------ DATA PROVIDED

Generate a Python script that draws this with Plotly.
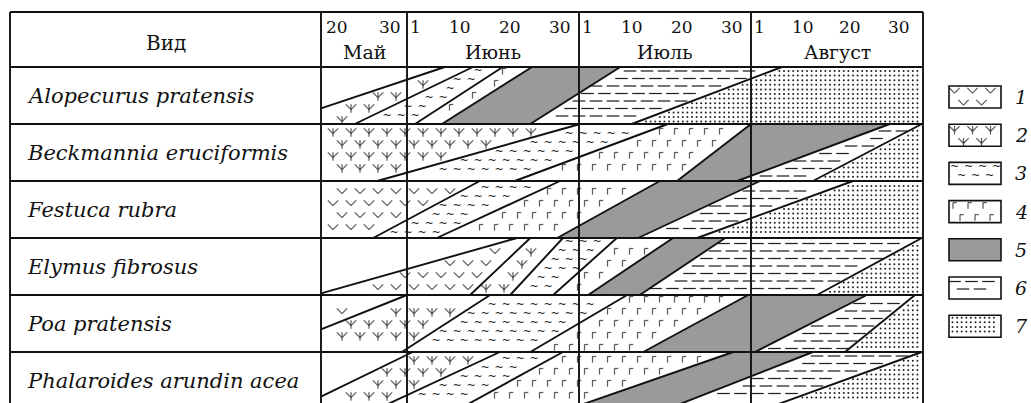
import numpy as np
import plotly.graph_objects as go

# ---------------- data ----------------
species = ["Alopecurus pratensis", "Beckmannia eruciformis", "Festuca rubra",
           "Elymus fibrosus", "Poa pratensis", "Phalaroides arundin acea"]
months = ["Май", "Июнь", "Июль", "Август"]
month_start = [-15, 0, 30, 60]        # days counted from 1 June
month_end = [0, 30, 60, 90]
day_labels = [["20", "30"], ["1", "10", "20", "30"], ["1", "10", "20", "30"], ["1", "10", "20", "30"]]
day_label_pos = [[-12.2, -3.0], [1.5, 9.3, 18.0, 26.7], [31.5, 39.3, 48.0, 56.7], [61.4, 69.1, 77.3, 85.8]]

# phase sequence in each row (0 = no phase), phase boundaries: date at row top / row bottom
phase_seq = [
    [0, 2, 3, 4, 5, 6, 7],
    [2, 3, 4, 5, 6, 7],
    [1, 3, 4, 5, 6, 7],
    [0, 1, 2, 3, 4, 5, 6, 7],
    [1, 2, 3, 4, 5, 6, 7],
    [0, 2, 3, 4, 5, 6, 7],
]
bound_top = [
    [6.6, 11.5, 16.7, 21.8, 37.2, 65.4],
    [30.2, 45.5, 60.0, 84.2, 89.8],
    [12.7, 26.7, 44.1, 61.6, 77.8],
    [19.2, 21.5, 27.2, 36.6, 46.4, 55.5, 89.8],
    [0.0, 14.5, 38.4, 59.5, 80.2, 88.6],
    [1.0, 16.2, 27.2, 56.9, 70.8, 89.8],
]
bound_bot = [
    [-23.2, -9.1, 1.4, 6.1, 21.5, 39.2],
    [-5.2, 18.8, 47.1, 57.6, 70.8],
    [-5.9, 5.2, 26.2, 40.3, 50.6],
    [-16.0, 11.0, 18.0, 25.5, 31.6, 40.6, 71.5],
    [-24.8, -0.9, 21.5, 41.2, 60.7, 76.4],
    [-19.4, -5.2, 9.1, 28.3, 45.4, 62.4],
]
legend_labels = ["1", "2", "3", "4", "5", "6", "7"]

# ---------------- layout constants ----------------
W, H = 1031, 403
PXX = 172 / 30.0       # px per day
PXY = 57.0             # px per row
X0, Y0 = 407.0, 67.0   # pixel of 1 June / top of first row
XMIN, XMAX = month_start[0], month_end[-1]
TABLE_LEFT = (10 - X0) / PXX
HEADER_TOP = (12 - Y0) / PXY
XR = [(0 - X0) / PXX, (W - X0) / PXX]
YR = [(H - Y0) / PXY, (0 - Y0) / PXY]
NROW = len(species)
GRAY = "#9a9a9a"
INK = "#111111"
SYM = "#1a1a1a"

def px2x(p): return (p - X0) / PXX
def px2y(p): return (p - Y0) / PXY

fig = go.Figure()

# ---------- helpers ----------
def clip_poly(poly, a, b, c):
    """keep a*x + b*y + c >= 0"""
    out = []
    n = len(poly)
    for i in range(n):
        P, Q = poly[i], poly[(i + 1) % n]
        fp = a * P[0] + b * P[1] + c
        fq = a * Q[0] + b * Q[1] + c
        if fp >= 0:
            out.append(P)
        if (fp >= 0) != (fq >= 0):
            s = fp / (fp - fq)
            out.append((P[0] + s * (Q[0] - P[0]), P[1] + s * (Q[1] - P[1])))
    return out

def bx(r, k, t):
    return bound_top[r][k] + (bound_bot[r][k] - bound_top[r][k]) * t

def perp_px(r, k, x, t):
    dxp = (bx(r, k, t) - x) * PXX
    slope_dx = (bound_bot[r][k] - bound_top[r][k]) * PXX
    return abs(dxp) * PXY / np.hypot(PXY, slope_dx)

# ---------- gray (phase 5) polygons ----------
for r in range(NROW):
    seq = phase_seq[r]
    for j, ph in enumerate(seq):
        if ph != 5:
            continue
        poly = [(XMIN, r), (XMAX, r), (XMAX, r + 1), (XMIN, r + 1)]
        if j - 1 >= 0:
            k = j - 1
            tp, bt = bound_top[r][k], bound_bot[r][k]
            poly = clip_poly(poly, 1.0, -(bt - tp), -tp + (bt - tp) * r)
        if j < len(bound_top[r]):
            k = j
            tp, bt = bound_top[r][k], bound_bot[r][k]
            poly = clip_poly(poly, -1.0, (bt - tp), tp - (bt - tp) * r)
        if len(poly) >= 3:
            xs = [p[0] for p in poly] + [poly[0][0]]
            ys = [p[1] for p in poly] + [poly[0][1]]
            fig.add_trace(go.Scatter(x=xs, y=ys, mode="lines", fill="toself",
                                     fillcolor=GRAY, line=dict(width=0, color=GRAY),
                                     hoverinfo="skip", showlegend=False))

# ---------- pattern points ----------
patterns = {
    1: dict(dx=18, dy=12, st=9, m=5.0, kind="v"),
    2: dict(dx=18, dy=12, st=9, m=5.0, kind="psi"),
    3: dict(dx=14, dy=9, st=7, m=4.0, kind="tilde"),
    4: dict(dx=15, dy=12, st=7, m=4.0, kind="gamma"),
    6: dict(dx=17, dy=7.5, st=8.5, m=3.0, kind="dash"),
    7: dict(dx=4.6, dy=4.6, st=0, m=1.8, kind="dot"),
}

def grid(p, x0, x1, y0, y1):
    pts = []
    yy = y0
    i = 0
    while yy <= y1:
        xx = x0 + (p["st"] if i % 2 else 0)
        while xx <= x1:
            pts.append((xx, yy))
            xx += p["dx"]
        yy += p["dy"]
        i += 1
    return pts

def add_points(ph, xs, ys):
    p = patterns[ph]
    kind = p["kind"]
    if kind in ("v", "psi", "gamma"):
        mx, my, ms, msz = [], [], [], []
        for x, y in zip(xs, ys):
            if kind in ("v", "psi"):
                s = 5.2              # each arm spans s x s px
                half = s / 2.0
                mx += [x - half / PXX, x + half / PXX]
                my += [y, y]
                ms += ["line-nw", "line-ne"]
                msz += [s, s]
                if kind == "psi":
                    mx.append(x)
                    my.append(y + 1.5 / PXY)
                    ms.append("line-ns")
                    msz.append(6.0)     # ~8.4 px stem
            else:
                mx += [x - 1.5 / PXX, x + 0.4 / PXX]
                my += [y + 0.5 / PXY, y - 2.5 / PXY]
                ms += ["line-ns", "line-ew"]
                msz += [4.4, 2.7]
        fig.add_trace(go.Scatter(x=mx, y=my, mode="markers",
                                 marker=dict(symbol=ms, size=msz, color=SYM,
                                             line=dict(width=1.25, color=SYM)),
                                 hoverinfo="skip", showlegend=False))
    elif kind == "tilde":
        fig.add_trace(go.Scatter(x=xs, y=ys, mode="text", text=["~"] * len(xs),
                                 textposition="middle center",
                                 textfont=dict(size=11, color=SYM, family="DejaVu Sans"),
                                 hoverinfo="skip", showlegend=False))
    elif kind == "dash":
        fig.add_trace(go.Scatter(x=xs, y=ys, mode="markers",
                                 marker=dict(symbol="line-ew", size=9.0,
                                             line=dict(width=1.25, color="#222")),
                                 hoverinfo="skip", showlegend=False))
    else:
        fig.add_trace(go.Scatter(x=xs, y=ys, mode="markers",
                                 marker=dict(symbol="circle", size=2.0, color="#222",
                                             line=dict(width=0)),
                                 hoverinfo="skip", showlegend=False))

for ph, p in patterns.items():
    xs, ys = [], []
    ybot = min(Y0 + NROW * PXY, H - 5)
    for (qx, qy) in grid(p, 322 + 2, 923, Y0 + 4, ybot):
        x, y = px2x(qx), px2y(qy)
        r = int(np.floor(y))
        if r < 0 or r >= NROW:
            continue
        t = y - r
        if t * PXY < p["m"] or (1 - t) * PXY < p["m"]:
            continue
        if (x - XMIN) * PXX < p["m"] or (XMAX - x) * PXX < p["m"]:
            continue
        nb = len(bound_top[r])
        j = sum(1 for k in range(nb) if bx(r, k, t) < x)
        if phase_seq[r][j] != ph:
            continue
        ok = True
        for k in (j - 1, j):
            if 0 <= k < nb and perp_px(r, k, x, t) < p["m"]:
                ok = False
        if ok:
            xs.append(x)
            ys.append(y)
    add_points(ph, xs, ys)

# ---------- boundary lines ----------
for r in range(NROW):
    for k in range(len(bound_top[r])):
        tp, bt = bound_top[r][k], bound_bot[r][k]
        t0, t1 = 0.0, 1.0
        if tp != bt:
            ta = (tp - XMAX) / (tp - bt)
            tb = (tp - XMIN) / (tp - bt)
            t0 = max(t0, min(ta, tb))
            t1 = min(t1, max(ta, tb))
        if t1 <= t0:
            continue
        fig.add_trace(go.Scatter(x=[bx(r, k, t0), bx(r, k, t1)], y=[r + t0, r + t1],
                                 mode="lines", line=dict(color=INK, width=1.9),
                                 hoverinfo="skip", showlegend=False))

# ---------- legend ----------
LEG_X0, LEG_X1 = px2x(949), px2x(1001)
for i, lab in enumerate(legend_labels):
    ph = int(lab)
    cy_px = 97 + 38.2 * i
    y0, y1 = px2y(cy_px - 11), px2y(cy_px + 11)
    if ph in patterns:
        p = patterns[ph]
        m = 4.5 if p["kind"] != "dot" else 2.5
        xs, ys = [], []
        for (qx, qy) in grid(p, 949 + m + 1, 1001 - m, cy_px - 11 + m, cy_px + 11 - m + 0.5):
            xs.append(px2x(qx)); ys.append(px2y(qy))
        add_points(ph, xs, ys)
    fig.add_shape(type="rect", x0=LEG_X0, x1=LEG_X1, y0=y0, y1=y1,
                  line=dict(color=INK, width=1.6),
                  fillcolor=GRAY if ph == 5 else "rgba(0,0,0,0)")
    fig.add_annotation(x=px2x(1021), y=px2y(cy_px), text="<i>" + lab + "</i>",
                       showarrow=False, font=dict(family="DejaVu Serif", size=19, color=INK),
                       xanchor="center", yanchor="middle")

# ---------- table grid ----------
LW = 1.9
bottom = YR[0] + 0.1
for xv in [TABLE_LEFT] + month_start + [month_end[-1]]:
    fig.add_shape(type="line", x0=xv, x1=xv, y0=HEADER_TOP, y1=bottom,
                  line=dict(color=INK, width=LW))
for yv in [HEADER_TOP] + list(range(NROW)):
    fig.add_shape(type="line", x0=TABLE_LEFT, x1=XMAX, y0=yv, y1=yv,
                  line=dict(color=INK, width=LW))

# ---------- header text ----------
HFONT = dict(family="DejaVu Serif", size=19, color=INK)
NFONT = dict(family="DejaVu Serif", size=17, color=INK)
fig.add_annotation(x=(TABLE_LEFT + XMIN) / 2, y=px2y(43), text="Вид", showarrow=False,
                   font=dict(family="DejaVu Serif", size=20, color=INK),
                   xanchor="center", yanchor="middle")
for mi, mname in enumerate(months):
    fig.add_annotation(x=(month_start[mi] + month_end[mi]) / 2, y=px2y(52), text=mname,
                       showarrow=False, font=HFONT, xanchor="center", yanchor="middle")
    for lab, pos in zip(day_labels[mi], day_label_pos[mi]):
        fig.add_annotation(x=pos, y=px2y(27), text=lab, showarrow=False, font=NFONT,
                           xanchor="center", yanchor="middle")

for r, name in enumerate(species):
    fig.add_annotation(x=px2x(25), y=r + 0.5, text="<i>" + name + "</i>", showarrow=False,
                       font=dict(family="DejaVu Serif", size=21, color=INK),
                       xanchor="left", yanchor="middle")

fig.update_layout(
    width=W, height=H, margin=dict(l=0, r=0, t=0, b=0),
    paper_bgcolor="white", plot_bgcolor="white", showlegend=False,
    xaxis=dict(range=XR, visible=False, fixedrange=True),
    yaxis=dict(range=YR, visible=False, fixedrange=True),
)
fig.write_html("out.html", config={"displayModeBar": False},
               post_script="document.body.style.margin='0';document.body.style.overflow='hidden';")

------------

Repeat the listing above from its first line through the line that contains "69.1, 77.3, 85.8]]", both included, and nothing more. Drop the pictures.

• PROBLEM SOLUTION:
Generate a Python script that draws this with Plotly.
import numpy as np
import plotly.graph_objects as go

# ---------------- data ----------------
species = ["Alopecurus pratensis", "Beckmannia eruciformis", "Festuca rubra",
           "Elymus fibrosus", "Poa pratensis", "Phalaroides arundin acea"]
months = ["Май", "Июнь", "Июль", "Август"]
month_start = [-15, 0, 30, 60]        # days counted from 1 June
month_end = [0, 30, 60, 90]
day_labels = [["20", "30"], ["1", "10", "20", "30"], ["1", "10", "20", "30"], ["1", "10", "20", "30"]]
day_label_pos = [[-12.2, -3.0], [1.5, 9.3, 18.0, 26.7], [31.5, 39.3, 48.0, 56.7], [61.4, 69.1, 77.3, 85.8]]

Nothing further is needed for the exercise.